Overall, the report should keep the Bank of Japan on track to raise interest rates next week, as policymakers have expressed a desire to continue to normalize policy so long as growth stays intact. It remains to be seen how business investment fared deeper into the Iran war, which could still weigh on growth.
"The impact of the Middle East situation didn’t materialize in the first quarter, but it is likely to become apparent going forward,” said Shinichiro Kobayashi, chief economist at Mitsubishi UFJ Research and Consulting. "Given the recent remarks from the BOJ, it appears it is focusing more on curbing inflation, so I expect it to raise interest rates this month.”
"Japan’s smaller-than-expected downward revision to first-quarter GDP left the economy still growing at a pace of above its potential. That means it won’t knock the Bank of Japan off course to deliver a widely expected rate hike at its June 15-16 meeting,” says
Taro Kimura, economist, Bloomberg Economics.

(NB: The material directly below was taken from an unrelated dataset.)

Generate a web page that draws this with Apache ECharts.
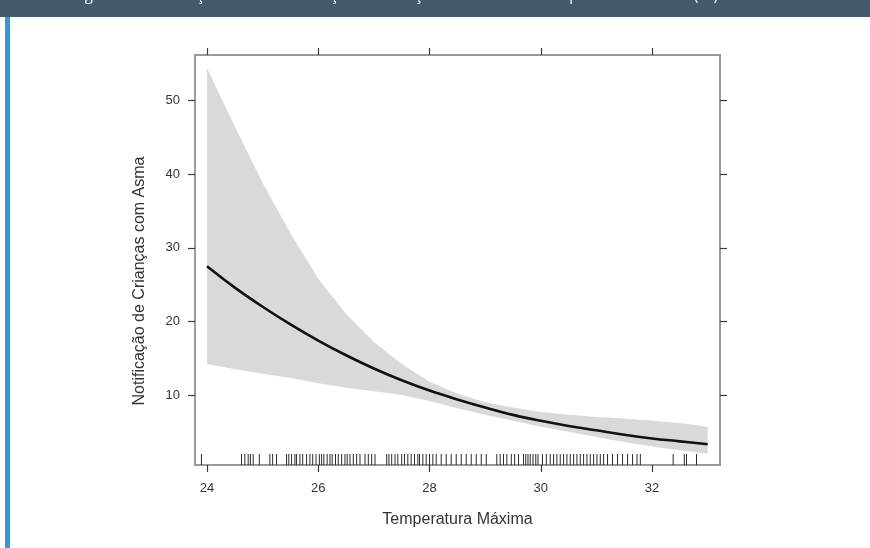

Private residential investment was revised higher to 0.9% growth, while public investment also was upgraded a tad.
The GDP report is the last major economic indicator before the BOJ’s meeting that ends June 16. Officials are set to consider a rate hike at that gathering and see the possibility of a further increase later this year, Bloomberg reported on Thursday. Governor Kazuo Ueda also signaled a good chance of raising rates this month as his remarks in a speech last week expressed greater concern about inflation than economic activity.
Another report on Monday showed that Japan’s current account surplus narrowed in April.
Separate data out Friday showed Japanese workers’ real wages increased for a fourth straight month in April, but household spending still fell for a fifth month as consumers contending with inflation cut back on discretionary outlays. Concerns about domestic demand prompted Prime Minister Sanae Takaichi to compile a supplementary budget plan to fund subsidies meant to cushion households from rising energy costs.
A weak yen continues to inflate import costs for resource-poor Japan, which relies heavily on the Middle East for energy. Japan used a record amount of foreign reserve assets over the past month to prop up the yen after it weakened past the 160-per-dollar threshold. The yen strengthened to around 155 but has since surrendered that gain. It traded around 160.33 per dollar in Tokyo on Monday morning.